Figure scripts
[Start]

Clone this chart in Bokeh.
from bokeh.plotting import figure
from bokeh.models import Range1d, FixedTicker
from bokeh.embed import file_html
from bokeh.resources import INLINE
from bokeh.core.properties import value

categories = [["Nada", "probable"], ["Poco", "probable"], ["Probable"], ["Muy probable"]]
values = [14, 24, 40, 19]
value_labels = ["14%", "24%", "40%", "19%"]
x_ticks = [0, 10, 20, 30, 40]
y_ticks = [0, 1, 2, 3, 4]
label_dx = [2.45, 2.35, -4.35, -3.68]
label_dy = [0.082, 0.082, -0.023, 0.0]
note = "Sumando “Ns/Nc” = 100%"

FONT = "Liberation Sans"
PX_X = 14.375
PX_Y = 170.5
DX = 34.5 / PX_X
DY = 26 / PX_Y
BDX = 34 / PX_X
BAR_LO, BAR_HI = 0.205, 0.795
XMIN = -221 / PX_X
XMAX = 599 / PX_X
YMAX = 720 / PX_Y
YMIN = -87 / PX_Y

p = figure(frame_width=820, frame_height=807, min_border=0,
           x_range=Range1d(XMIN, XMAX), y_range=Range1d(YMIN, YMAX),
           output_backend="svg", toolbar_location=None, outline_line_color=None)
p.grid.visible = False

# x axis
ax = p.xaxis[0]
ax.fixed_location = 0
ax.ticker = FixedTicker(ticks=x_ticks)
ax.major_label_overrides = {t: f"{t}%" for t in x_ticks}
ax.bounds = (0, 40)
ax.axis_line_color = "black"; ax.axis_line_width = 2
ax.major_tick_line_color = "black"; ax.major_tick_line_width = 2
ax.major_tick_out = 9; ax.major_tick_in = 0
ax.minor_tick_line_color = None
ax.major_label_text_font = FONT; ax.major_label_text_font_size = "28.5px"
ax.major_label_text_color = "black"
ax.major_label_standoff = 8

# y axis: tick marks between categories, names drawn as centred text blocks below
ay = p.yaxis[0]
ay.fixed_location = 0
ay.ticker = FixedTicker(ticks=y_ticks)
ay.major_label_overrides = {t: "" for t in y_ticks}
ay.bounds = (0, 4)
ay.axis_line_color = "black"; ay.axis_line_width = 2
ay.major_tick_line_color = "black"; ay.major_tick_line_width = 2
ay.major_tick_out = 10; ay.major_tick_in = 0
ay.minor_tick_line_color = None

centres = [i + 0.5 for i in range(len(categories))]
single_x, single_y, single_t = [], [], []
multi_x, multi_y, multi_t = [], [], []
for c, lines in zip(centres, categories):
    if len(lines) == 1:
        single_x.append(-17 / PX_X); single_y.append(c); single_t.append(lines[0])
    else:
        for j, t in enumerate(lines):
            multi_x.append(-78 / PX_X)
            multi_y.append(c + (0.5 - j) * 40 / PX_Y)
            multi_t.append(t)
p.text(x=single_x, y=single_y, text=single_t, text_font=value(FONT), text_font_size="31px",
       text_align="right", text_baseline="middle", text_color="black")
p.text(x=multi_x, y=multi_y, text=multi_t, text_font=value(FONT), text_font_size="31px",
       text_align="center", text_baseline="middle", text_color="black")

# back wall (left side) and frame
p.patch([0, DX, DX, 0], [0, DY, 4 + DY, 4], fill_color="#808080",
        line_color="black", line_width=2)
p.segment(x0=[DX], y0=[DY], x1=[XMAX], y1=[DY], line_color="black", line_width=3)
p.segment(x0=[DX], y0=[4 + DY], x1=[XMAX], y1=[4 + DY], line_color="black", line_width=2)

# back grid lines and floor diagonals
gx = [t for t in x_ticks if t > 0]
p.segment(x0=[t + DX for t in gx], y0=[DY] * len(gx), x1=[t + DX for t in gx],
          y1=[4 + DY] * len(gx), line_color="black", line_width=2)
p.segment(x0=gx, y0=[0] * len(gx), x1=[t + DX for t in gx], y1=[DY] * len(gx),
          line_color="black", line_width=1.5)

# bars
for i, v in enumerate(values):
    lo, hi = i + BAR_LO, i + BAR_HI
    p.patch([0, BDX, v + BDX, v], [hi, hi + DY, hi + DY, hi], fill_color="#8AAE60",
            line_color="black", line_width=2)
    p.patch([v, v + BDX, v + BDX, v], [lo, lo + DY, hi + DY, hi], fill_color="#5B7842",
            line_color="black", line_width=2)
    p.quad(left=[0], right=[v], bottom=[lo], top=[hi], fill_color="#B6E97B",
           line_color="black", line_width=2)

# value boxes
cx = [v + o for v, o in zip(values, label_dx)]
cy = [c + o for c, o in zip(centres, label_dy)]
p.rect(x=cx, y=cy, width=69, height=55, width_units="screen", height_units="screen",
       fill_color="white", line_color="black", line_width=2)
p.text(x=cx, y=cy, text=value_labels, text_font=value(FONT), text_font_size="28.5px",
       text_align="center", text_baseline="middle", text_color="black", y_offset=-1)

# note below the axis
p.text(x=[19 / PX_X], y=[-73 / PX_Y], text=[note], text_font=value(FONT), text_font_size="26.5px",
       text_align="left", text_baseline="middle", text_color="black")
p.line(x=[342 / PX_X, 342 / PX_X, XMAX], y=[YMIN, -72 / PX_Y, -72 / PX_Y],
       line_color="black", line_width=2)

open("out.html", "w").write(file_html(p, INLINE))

[End]
[Start]

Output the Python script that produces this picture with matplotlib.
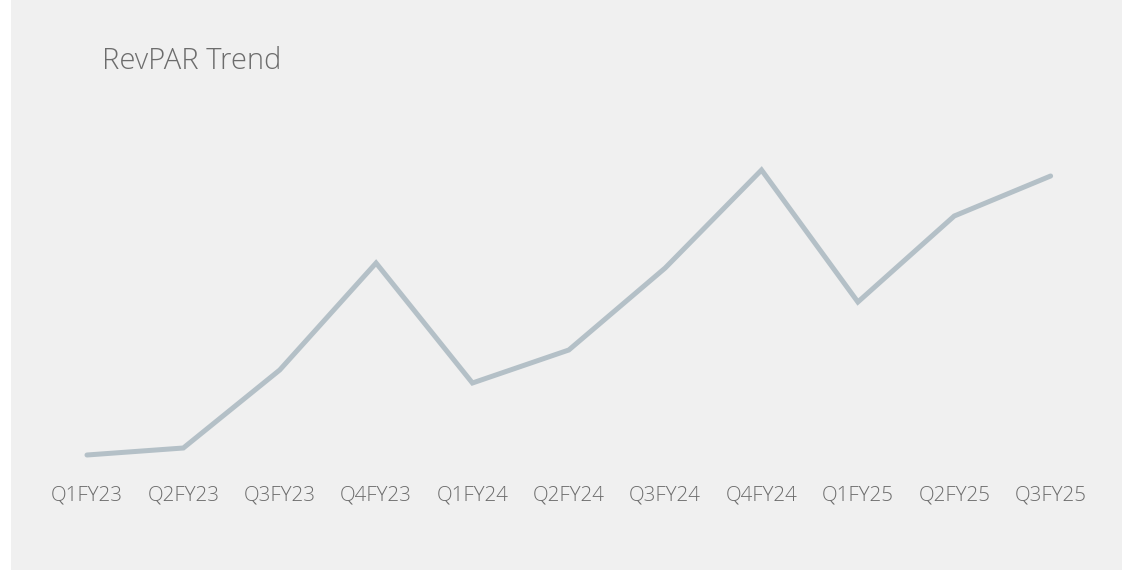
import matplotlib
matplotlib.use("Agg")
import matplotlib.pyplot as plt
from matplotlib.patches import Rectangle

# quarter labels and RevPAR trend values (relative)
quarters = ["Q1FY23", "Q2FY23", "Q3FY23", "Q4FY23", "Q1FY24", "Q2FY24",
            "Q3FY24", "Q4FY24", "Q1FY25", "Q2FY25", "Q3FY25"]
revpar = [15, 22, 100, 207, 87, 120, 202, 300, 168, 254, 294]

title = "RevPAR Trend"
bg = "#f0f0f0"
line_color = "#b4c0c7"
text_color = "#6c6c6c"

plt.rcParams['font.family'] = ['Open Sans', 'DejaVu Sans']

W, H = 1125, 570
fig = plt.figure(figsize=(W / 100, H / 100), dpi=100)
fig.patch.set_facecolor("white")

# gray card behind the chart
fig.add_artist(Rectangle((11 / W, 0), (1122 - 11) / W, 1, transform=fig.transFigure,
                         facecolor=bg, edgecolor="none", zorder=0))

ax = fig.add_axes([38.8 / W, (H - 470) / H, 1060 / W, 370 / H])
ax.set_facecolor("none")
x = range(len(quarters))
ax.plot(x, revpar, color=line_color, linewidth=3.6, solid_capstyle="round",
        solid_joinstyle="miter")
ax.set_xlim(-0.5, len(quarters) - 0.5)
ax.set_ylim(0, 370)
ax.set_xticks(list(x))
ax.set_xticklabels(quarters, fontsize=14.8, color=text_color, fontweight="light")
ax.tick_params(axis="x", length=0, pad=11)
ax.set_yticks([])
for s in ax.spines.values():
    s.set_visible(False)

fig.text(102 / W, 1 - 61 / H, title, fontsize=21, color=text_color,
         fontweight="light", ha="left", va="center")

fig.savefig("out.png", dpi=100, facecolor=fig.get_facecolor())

[End]
[Start]

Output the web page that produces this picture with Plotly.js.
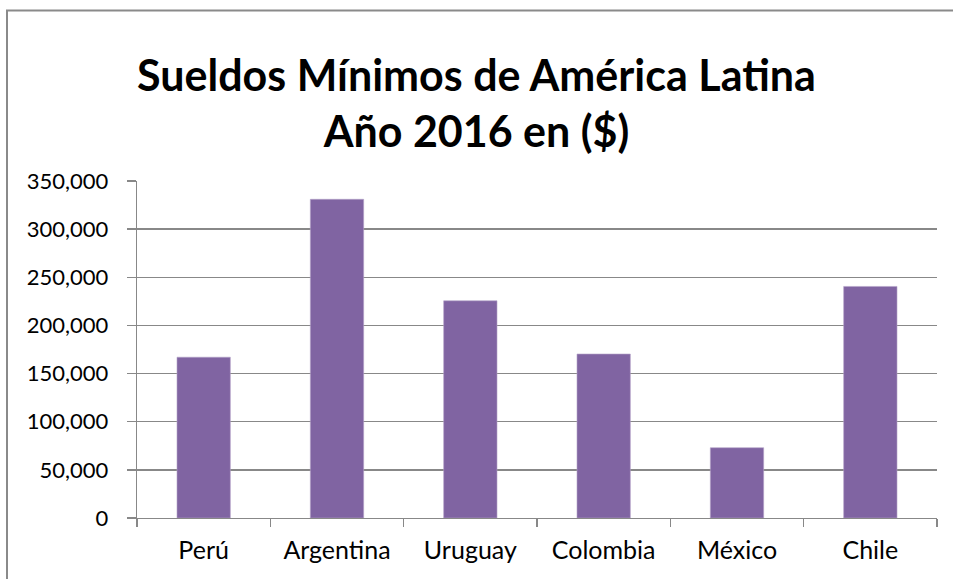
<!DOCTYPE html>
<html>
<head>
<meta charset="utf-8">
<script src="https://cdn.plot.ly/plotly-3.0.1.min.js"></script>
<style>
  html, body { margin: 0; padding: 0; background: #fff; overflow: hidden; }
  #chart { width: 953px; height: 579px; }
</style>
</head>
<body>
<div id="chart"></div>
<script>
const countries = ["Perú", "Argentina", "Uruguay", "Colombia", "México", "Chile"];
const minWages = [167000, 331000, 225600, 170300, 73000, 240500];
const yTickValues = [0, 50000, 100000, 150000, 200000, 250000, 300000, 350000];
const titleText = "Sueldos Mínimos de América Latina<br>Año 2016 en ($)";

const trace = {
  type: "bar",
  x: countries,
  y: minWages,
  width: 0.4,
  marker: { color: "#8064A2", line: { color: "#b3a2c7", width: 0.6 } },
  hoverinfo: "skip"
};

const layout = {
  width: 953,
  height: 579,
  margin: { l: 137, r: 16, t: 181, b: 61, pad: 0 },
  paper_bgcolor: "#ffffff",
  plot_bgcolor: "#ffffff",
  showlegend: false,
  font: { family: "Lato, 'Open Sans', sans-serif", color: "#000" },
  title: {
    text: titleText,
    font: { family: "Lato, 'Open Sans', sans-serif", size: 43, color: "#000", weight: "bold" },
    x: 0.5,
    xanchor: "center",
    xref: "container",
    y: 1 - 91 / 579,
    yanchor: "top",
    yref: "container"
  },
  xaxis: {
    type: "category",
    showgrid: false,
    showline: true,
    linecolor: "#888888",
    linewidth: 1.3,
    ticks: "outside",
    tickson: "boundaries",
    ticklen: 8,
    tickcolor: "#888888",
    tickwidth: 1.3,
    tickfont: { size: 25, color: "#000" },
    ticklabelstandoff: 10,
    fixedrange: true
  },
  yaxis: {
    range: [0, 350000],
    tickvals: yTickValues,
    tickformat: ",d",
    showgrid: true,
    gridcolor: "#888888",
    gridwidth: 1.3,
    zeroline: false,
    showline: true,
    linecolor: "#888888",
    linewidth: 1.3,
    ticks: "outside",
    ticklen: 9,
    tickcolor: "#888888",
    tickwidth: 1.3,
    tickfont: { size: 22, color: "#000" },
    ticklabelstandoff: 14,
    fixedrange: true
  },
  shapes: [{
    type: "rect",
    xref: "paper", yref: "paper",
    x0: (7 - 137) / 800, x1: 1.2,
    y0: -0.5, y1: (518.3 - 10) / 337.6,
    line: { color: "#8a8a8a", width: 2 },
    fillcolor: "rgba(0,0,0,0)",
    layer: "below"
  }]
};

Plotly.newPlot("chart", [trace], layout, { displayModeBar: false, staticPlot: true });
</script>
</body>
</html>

[End]

GIVEN PROBLEM: Copy out exactly the lines from the one with "Clone this chart in Bokeh." through the one with "from bokeh.core.properties import value", counting both ends, and no other lines.

ANSWER TO THIS EXERCISE:
Clone this chart in Bokeh.
from bokeh.plotting import figure
from bokeh.models import Range1d, FixedTicker
from bokeh.embed import file_html
from bokeh.resources import INLINE
from bokeh.core.properties import value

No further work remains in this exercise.